While his ideas just seem to come to him, picking the one he feels changed the industry the most is a much more daunting task.

“They are like my children,” he says, “If you ask me to choose which of my four kids I prefer….” He stops, shaking his head. When pressed, he and his son Dror — who runs the business and helps his father execute his ideas — get into a friendly debate over which innovation has had the biggest impact on the industry. Dror believes it’s the clarity enhancement process his father invented, which vastly improves a diamond’s optical properties to the naked eye.

“Every diamantaire dreams that one day he will walk in in the morning, open his safe, and all of his diamonds will suddenly be D-flawless,” Dror remembers his father telling him when he asked how he had come up with the idea for the clarity-enhancing chemical and its insertion method.

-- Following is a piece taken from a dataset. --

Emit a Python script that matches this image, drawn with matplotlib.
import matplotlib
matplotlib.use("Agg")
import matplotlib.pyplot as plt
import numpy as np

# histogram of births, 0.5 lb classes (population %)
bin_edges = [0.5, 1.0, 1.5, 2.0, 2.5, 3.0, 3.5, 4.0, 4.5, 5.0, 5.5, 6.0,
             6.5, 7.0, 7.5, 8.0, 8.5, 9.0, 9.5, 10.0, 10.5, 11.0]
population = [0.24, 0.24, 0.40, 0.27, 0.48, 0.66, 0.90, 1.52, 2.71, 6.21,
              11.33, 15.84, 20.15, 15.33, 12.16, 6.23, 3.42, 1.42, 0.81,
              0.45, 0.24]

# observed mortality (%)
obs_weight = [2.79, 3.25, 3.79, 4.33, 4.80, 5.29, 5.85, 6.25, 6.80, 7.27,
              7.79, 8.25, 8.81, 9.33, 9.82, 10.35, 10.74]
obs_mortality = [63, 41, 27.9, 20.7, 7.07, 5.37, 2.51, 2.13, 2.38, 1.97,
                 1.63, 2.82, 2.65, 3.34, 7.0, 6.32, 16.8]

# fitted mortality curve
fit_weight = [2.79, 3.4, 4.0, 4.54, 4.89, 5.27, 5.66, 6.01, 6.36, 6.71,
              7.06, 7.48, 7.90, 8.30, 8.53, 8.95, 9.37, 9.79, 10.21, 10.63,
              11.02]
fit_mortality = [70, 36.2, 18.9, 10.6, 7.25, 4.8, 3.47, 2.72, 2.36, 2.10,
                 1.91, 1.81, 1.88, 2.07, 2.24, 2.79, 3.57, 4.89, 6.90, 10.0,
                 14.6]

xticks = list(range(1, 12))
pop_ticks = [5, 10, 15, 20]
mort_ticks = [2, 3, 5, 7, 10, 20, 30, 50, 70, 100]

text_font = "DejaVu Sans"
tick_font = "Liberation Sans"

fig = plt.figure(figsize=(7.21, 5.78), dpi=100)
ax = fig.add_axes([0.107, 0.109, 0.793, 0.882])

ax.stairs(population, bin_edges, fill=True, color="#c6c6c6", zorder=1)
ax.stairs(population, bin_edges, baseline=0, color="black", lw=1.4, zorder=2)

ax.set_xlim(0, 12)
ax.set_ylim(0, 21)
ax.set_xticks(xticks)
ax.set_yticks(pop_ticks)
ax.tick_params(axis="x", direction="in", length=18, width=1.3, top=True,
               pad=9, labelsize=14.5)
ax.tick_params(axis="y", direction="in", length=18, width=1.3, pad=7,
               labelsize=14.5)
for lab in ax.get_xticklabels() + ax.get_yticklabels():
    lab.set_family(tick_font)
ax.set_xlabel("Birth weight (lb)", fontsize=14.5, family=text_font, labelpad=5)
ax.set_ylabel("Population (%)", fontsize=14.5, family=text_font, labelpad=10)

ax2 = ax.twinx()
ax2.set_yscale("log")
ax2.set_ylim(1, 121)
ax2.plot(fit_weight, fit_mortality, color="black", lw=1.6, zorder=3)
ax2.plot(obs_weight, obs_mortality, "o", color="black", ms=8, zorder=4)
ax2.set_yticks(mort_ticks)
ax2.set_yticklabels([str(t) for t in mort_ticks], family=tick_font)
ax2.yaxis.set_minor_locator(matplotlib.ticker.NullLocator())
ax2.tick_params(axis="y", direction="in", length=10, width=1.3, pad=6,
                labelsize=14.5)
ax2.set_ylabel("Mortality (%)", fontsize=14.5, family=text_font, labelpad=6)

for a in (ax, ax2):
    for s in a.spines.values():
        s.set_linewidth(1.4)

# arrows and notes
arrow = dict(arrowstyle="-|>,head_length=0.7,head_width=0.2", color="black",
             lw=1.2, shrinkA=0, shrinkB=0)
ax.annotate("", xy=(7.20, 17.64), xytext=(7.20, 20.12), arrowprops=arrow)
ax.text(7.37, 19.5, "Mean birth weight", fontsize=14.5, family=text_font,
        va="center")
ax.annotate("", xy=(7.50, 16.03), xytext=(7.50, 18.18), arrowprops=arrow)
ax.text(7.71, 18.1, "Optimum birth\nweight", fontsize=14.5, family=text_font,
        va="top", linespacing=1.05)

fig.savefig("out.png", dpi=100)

“It had such a huge impact on the industry at the time,” Dror continues. “For 30 years, it was a way for thousands of jewelers around the world to make a living and to sell diamonds with imperfections that they ordinarily would not have been able to sell for as high a value.”

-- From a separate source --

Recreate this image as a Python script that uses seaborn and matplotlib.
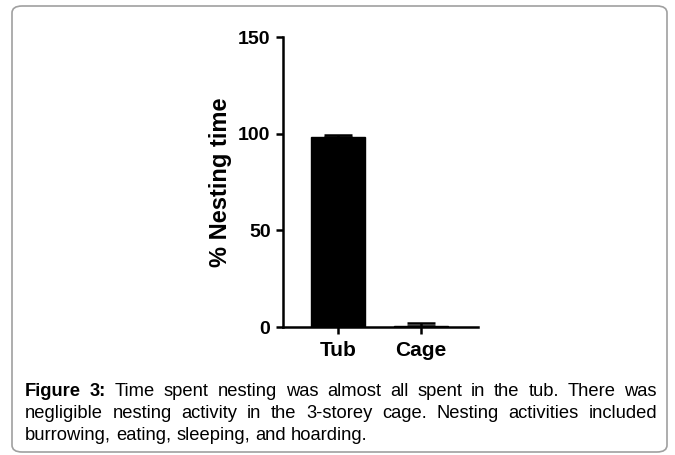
import numpy as np
import pandas as pd
import seaborn as sns
import matplotlib.pyplot as plt
from matplotlib.patches import FancyBboxPatch

# data
groups = ['Tub', 'Cage']
nesting_pct = [98.5, 0.4]
sem_upper = [1.0, 1.5]

caption_lines = [
    ['Figure 3:', 'Time spent nesting was almost all spent in the tub. There was'],
    ['', 'negligible nesting activity in the 3-storey cage. Nesting activities included'],
    ['', 'burrowing, eating, sleeping, and hoarding.'],
]

W, H = 675, 455

sns.set_theme(style='ticks')
plt.rcParams['font.family'] = ['Liberation Sans', 'DejaVu Sans']
plt.rcParams.update({'text.color': 'black', 'axes.labelcolor': 'black',
                     'xtick.color': 'black', 'ytick.color': 'black',
                     'axes.edgecolor': 'black'})

df = pd.DataFrame({'group': groups, 'pct': nesting_pct})

fig = plt.figure(figsize=(W / 100, H / 100), dpi=100)
ax = fig.add_axes([283 / W, (H - 327) / H, (478 - 283) / W, (327 - 37) / H])

sns.barplot(data=df, x='group', y='pct', color='black', width=0.65,
            errorbar=None, ax=ax, saturation=1)
for p in ax.patches:
    p.set_edgecolor('black')
ax.errorbar(np.arange(len(groups)), nesting_pct,
            yerr=[np.zeros(len(groups)), sem_upper],
            fmt='none', ecolor='black', elinewidth=1.8, capsize=10, capthick=1.8)

ax.set_ylim(0, 150)
ax.set_xlim(-0.66, 1.69)
ax.set_yticks([0, 50, 100, 150])
ax.set_xlabel('')
ax.set_ylabel('% Nesting time', fontsize=17, fontweight='bold', labelpad=4)
sns.despine(ax=ax)
for s in ['left', 'bottom']:
    ax.spines[s].set_linewidth(1.8)
ax.tick_params(axis='both', width=1.8, length=5, color='black', labelcolor='black')
ax.tick_params(axis='y', labelsize=14, pad=4)
ax.tick_params(axis='x', labelsize=15, pad=5)
for lab in ax.get_xticklabels() + ax.get_yticklabels():
    lab.set_fontweight('bold')

# rounded frame around figure + caption
frame = FancyBboxPatch((12 / W, (H - 452) / H), (667 - 12) / W, (452 - 6) / H,
                       boxstyle='round,pad=0,rounding_size=0.015',
                       transform=fig.transFigure, facecolor='none',
                       edgecolor='#a0a0a0', linewidth=1.2)
fig.patches.append(frame)

# justified caption
fig.canvas.draw()
renderer = fig.canvas.get_renderer()
x0, x1 = 25, 657
ys = [392, 414, 436]
for i, (bold_part, rest) in enumerate(caption_lines):
    words = []
    if bold_part:
        words += [(w, 'bold') for w in bold_part.split()]
    words += [(w, 'normal') for w in rest.split()]
    texts = []
    for w, wt in words:
        t = fig.text(0, 1 - ys[i] / H, w, fontsize=13.2, fontweight=wt,
                     va='center', ha='left', color='black')
        texts.append(t)
    widths = [t.get_window_extent(renderer).width for t in texts]
    if i < len(caption_lines) - 1:
        gap = (x1 - x0 - sum(widths)) / (len(texts) - 1)
    else:
        sp = fig.text(0, 0, 'a b', fontsize=13.2)
        sp2 = fig.text(0, 0, 'ab', fontsize=13.2)
        gap = sp.get_window_extent(renderer).width - sp2.get_window_extent(renderer).width
        sp.remove()
        sp2.remove()
    x = x0
    for t, w in zip(texts, widths):
        t.set_x(x / W)
        x += w + gap

fig.savefig('out.png', dpi=100)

A moment later, though, Dror contradicts himself, stating that the color meter his father created in 1977 for rough diamonds was his greatest invention. Traders place a rough diamond inside the device, and it tells them what color the rough will yield after cutting — thereby removing the guessing game and letting diamantaires know in advance whether they will get value out of their purchase.

The great synthetics detective

Yehuda himself, though, believes his Sherlock Holmes synthetic-diamond detector is his most influential contribution. The device identified 100% of all lab-grown diamonds in the Diamond Producers Association’s Project Assure test, and it displayed complete accuracy in labeling all but 2.5% of mined stones as natural.

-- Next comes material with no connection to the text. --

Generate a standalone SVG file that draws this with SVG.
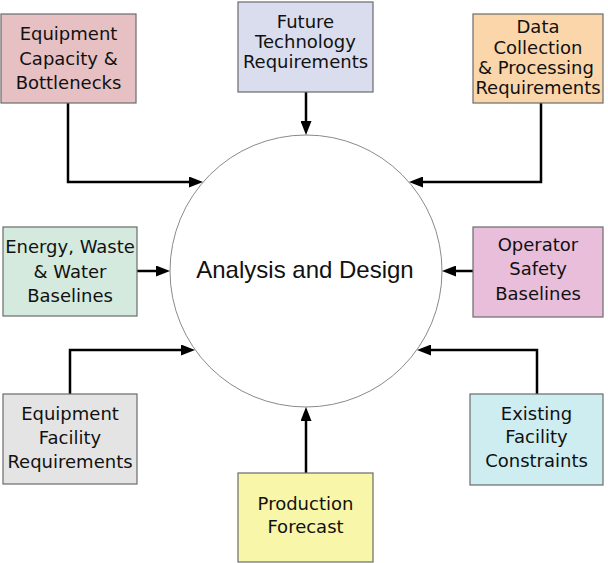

The idea for the Sherlock Holmes dates back to the 1960s, when Yehuda decided to try and manufacture a diamond. He managed to make diamond dust, but while he never pursued it further, he knew there would come a time when someone would.

“Since I was young, I recall him saying, ‘One day, there will be lab-grown diamonds,’” Dror recalls. “He knew from back then that if someone were to eventually make a lab-grown diamond, there would be a need for a machine that could differentiate between those and natural.”

All in all, it took Yehuda two shots and a few months — mostly spent sourcing parts — to devise a working prototype for the synthetics detector.

While Yehuda never went to university and got terrible grades at night school, he sees ideas in his head, he says, and instinctively knows how to fulfill them. His biggest asset is his deep-set conviction that his ideas will work.

When initially testing the prototype for the Sherlock Holmes, Dror inserted a natural sample that showed positive as lab-grown. He told his father the machine didn’t work. The next day, his father told him it did. Dror tested the sample again, and again it showed up as lab-grown; again, he reported that the device didn’t work. This happened several times over the next three months, with Yehuda insisting each time that the machine was functioning properly. Dror finally decided to test a new sample. Lo and behold, the machine analyzed it correctly, leading him to realize his initial sample had been irregular and had caused a false positive. When he told his father the machine worked, Yehuda’s response was a simple “I know.”

Doing what he loves

Yehuda worries about the future of the diamond industry, which he says is under siege from a lack of marketing, the emergence of synthetics, and a generation that fears blood diamonds and is steering away from mined stones. Yet he continues because he loves what he does. Working with diamonds is all he’s ever wanted to do since that first taste he got as a young boy, and he’s passionate about contributing to the trade’s progress.

The way Dror describes it, Yehuda’s name is synonymous with the diamond sector. “My father has made such an impact on the industry, I tell people, ‘If you don’t know my father, you aren’t in the industry.’”

While Yehuda has no plans to retire just yet, he also has no projects currently on the horizon. “People approach us all the time and say, ‘We want you to do this’ or ‘We want you to do that,’ but right now, we’re just working on improving,” he says. “We need to leave something for other people to do.”